ENAMDICT/JMnedict

Japanese Proper Names Dictionary Files

Copyright (C) 2017 The Electronic Dictionary Research and Development

Introduction

The ENAMDICT/JMnedict files contain Japanese proper names; place-names, surnames, given names, company names, names of artistic and literary works, product names, etc.. These were originally included in the EDICT file, along with other non-name entries. By late 1995, the number of name entries had exceeded the others, and the file was becoming unmanageably large, so the decision was made to split it. From this split came the ENAMDICT file.

The JMnedict (Japanese Multilingual Named Entity Dictionary) was initially simply the ENAMDICT file reformatted into an XML file in UTF-8 coding. It also had a small number of names which use kanji from the JIS X 0212 character set.

In 2016 the JMnedict file was included the the online database system used for maintaining and distributing the JMdict/EDICT dictionaries, and XSLT utilities developed for extracting the original ENAMDICT format file from it.

Format

The format of the ENAMDICT file is similar to the EDICT file, and the EDICT documentation should be consulted for more information.

The names have classification codes associated with them.
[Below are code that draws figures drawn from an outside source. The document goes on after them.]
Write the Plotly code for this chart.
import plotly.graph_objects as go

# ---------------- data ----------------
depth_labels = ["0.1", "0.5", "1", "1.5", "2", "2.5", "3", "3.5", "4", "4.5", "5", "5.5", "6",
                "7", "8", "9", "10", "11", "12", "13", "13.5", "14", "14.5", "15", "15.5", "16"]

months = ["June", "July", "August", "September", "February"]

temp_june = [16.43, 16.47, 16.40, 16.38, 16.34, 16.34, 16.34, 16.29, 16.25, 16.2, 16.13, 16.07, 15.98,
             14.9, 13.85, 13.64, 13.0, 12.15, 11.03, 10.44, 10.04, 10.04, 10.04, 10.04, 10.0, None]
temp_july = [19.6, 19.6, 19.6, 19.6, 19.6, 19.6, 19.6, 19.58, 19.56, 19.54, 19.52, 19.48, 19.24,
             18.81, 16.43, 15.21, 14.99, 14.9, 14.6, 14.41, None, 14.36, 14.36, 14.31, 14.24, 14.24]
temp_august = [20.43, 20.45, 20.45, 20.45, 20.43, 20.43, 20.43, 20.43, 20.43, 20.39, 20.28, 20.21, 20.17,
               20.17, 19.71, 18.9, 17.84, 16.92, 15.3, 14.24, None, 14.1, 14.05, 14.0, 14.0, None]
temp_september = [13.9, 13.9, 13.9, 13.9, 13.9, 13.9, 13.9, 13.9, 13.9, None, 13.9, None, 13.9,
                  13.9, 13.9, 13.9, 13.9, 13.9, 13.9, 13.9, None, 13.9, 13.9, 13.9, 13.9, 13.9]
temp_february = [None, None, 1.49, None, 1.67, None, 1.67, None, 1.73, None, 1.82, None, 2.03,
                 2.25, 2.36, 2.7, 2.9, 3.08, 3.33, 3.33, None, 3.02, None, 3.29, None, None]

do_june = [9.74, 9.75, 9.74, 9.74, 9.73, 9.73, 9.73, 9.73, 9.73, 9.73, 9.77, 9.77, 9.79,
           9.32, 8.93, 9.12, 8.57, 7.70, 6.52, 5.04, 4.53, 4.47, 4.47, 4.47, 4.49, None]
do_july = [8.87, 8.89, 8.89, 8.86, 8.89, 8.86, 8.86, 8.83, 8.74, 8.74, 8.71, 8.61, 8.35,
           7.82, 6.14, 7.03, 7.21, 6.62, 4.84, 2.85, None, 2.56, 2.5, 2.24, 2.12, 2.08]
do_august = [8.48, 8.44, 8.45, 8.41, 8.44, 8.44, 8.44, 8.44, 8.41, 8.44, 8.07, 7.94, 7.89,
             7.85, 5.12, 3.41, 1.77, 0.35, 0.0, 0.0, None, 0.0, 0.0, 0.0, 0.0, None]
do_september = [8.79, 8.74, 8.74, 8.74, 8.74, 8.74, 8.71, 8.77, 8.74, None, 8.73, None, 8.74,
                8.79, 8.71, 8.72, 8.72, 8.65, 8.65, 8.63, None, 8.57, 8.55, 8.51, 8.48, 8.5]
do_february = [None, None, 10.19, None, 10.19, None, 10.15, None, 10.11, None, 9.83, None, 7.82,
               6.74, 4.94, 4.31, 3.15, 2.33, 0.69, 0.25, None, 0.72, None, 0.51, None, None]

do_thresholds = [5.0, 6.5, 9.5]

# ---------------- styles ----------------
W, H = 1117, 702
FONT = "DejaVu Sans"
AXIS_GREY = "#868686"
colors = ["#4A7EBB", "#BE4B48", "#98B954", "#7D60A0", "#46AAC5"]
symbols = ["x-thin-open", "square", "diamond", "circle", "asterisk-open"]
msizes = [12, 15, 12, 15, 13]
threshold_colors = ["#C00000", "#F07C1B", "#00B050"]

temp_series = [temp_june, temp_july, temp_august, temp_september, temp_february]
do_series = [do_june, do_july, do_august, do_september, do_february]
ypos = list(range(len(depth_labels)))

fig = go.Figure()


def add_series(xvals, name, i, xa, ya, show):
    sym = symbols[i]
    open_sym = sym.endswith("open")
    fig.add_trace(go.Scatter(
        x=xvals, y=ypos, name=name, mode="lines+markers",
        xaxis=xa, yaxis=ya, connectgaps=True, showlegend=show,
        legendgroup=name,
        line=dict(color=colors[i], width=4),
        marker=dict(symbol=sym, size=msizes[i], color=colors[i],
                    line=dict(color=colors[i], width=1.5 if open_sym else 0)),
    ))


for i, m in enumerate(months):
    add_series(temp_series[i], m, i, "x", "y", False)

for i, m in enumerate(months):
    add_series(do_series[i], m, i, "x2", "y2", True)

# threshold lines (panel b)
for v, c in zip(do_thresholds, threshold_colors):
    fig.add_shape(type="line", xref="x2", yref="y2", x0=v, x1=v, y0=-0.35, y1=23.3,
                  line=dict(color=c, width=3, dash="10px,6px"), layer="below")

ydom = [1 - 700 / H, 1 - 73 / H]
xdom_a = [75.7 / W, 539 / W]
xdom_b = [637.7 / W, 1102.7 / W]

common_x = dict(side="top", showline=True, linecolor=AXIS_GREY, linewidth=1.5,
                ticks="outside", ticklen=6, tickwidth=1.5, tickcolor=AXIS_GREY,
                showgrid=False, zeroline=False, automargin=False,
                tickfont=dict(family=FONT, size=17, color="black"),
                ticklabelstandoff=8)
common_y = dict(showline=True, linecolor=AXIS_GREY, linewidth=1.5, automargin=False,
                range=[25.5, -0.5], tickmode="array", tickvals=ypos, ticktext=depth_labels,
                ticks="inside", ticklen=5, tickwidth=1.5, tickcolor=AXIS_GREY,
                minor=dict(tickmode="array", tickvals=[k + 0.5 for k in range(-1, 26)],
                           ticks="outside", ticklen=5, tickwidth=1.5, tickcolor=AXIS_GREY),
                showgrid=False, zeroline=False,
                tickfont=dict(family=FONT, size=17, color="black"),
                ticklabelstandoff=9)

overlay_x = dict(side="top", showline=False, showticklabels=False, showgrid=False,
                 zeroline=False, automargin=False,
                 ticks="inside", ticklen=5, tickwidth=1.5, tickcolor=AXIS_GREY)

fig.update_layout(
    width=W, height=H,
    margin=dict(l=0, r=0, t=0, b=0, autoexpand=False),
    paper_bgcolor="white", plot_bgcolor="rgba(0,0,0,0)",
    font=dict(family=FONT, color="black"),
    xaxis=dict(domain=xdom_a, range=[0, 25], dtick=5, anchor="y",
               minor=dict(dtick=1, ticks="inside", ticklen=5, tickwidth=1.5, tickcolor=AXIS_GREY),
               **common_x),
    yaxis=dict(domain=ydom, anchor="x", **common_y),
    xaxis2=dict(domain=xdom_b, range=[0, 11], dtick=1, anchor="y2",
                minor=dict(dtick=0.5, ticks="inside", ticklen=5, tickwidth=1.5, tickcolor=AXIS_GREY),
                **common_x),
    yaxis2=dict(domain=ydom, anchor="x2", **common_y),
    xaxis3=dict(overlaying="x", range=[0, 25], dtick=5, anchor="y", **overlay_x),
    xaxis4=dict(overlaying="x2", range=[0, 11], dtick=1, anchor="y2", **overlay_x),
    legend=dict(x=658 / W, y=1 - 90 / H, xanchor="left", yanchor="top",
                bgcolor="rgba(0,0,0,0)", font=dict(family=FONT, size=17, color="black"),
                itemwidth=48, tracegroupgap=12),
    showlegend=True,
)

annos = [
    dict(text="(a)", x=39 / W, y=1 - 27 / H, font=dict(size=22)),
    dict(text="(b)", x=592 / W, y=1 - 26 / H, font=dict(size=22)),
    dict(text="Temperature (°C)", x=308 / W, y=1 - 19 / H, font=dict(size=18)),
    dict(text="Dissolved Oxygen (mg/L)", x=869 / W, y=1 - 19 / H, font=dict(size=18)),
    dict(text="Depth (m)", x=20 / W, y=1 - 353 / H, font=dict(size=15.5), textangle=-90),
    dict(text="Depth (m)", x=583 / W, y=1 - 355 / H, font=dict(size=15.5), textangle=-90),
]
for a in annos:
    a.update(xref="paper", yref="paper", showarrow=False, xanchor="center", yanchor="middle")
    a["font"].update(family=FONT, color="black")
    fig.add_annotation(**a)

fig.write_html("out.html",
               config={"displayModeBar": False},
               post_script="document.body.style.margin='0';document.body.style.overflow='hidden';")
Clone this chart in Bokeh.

The codes are

s - surname (138,500)
p - place-name (99,500)
u - person name, either given or surname, as-yet unclassified (139,000) 
g - given name, as-yet not classified by sex (64,600)
f - female given name (106,300)
m - male given name (14,500)
h - full (usually family plus given) name of a particular person (30,500)
pr - product name (55)
c - company name (34)
o - organization name
st - stations (8,254)
wk - work of literature, art, film, etc.

These codes are at the front of each group of translations, e.g. "(f) Hiroko" or "(s) Tanaka".

In addition, a number of country-names are added in parentheses after place-names.

The JMnedict is structured according to its DTD, which is at the front of the file.

Updating

Originally the names file was held in text form and updated by Jim Breen. Since 2016 it has been updated via an online database system. If you wish to submit an entry, use this link and select "jmnedict" from the drop-down Corpus menu.

Downloads

The files can be downloaded from the Monash ftp site: enamdict.gz and JMnedict.xml.gz

Jim Breen
The Electronic Dictionary Research and Development Group.
December 2013
June 2014
July 2017

Information about the formal usage arrangements for JMnedict/ENAMDICT can be found on the Group's WWW page.

APPENDIX

ENAMDICT COPYRIGHT STATEMENT

In March 2000, James William Breen assigned ownership of the copyright of the dictionary files assembled, coordinated and edited by him to the The Electronic Dictionary Research and Development Group.

Information about the formal usage arrangement for ENAMDICT can be found on the Group's WWW page. (http://www.edrdg.org/)

In summary, JMnedict/ENAMDICT can be freely used provided satisfactory acknowledgement is made, and a number of other conditions are met.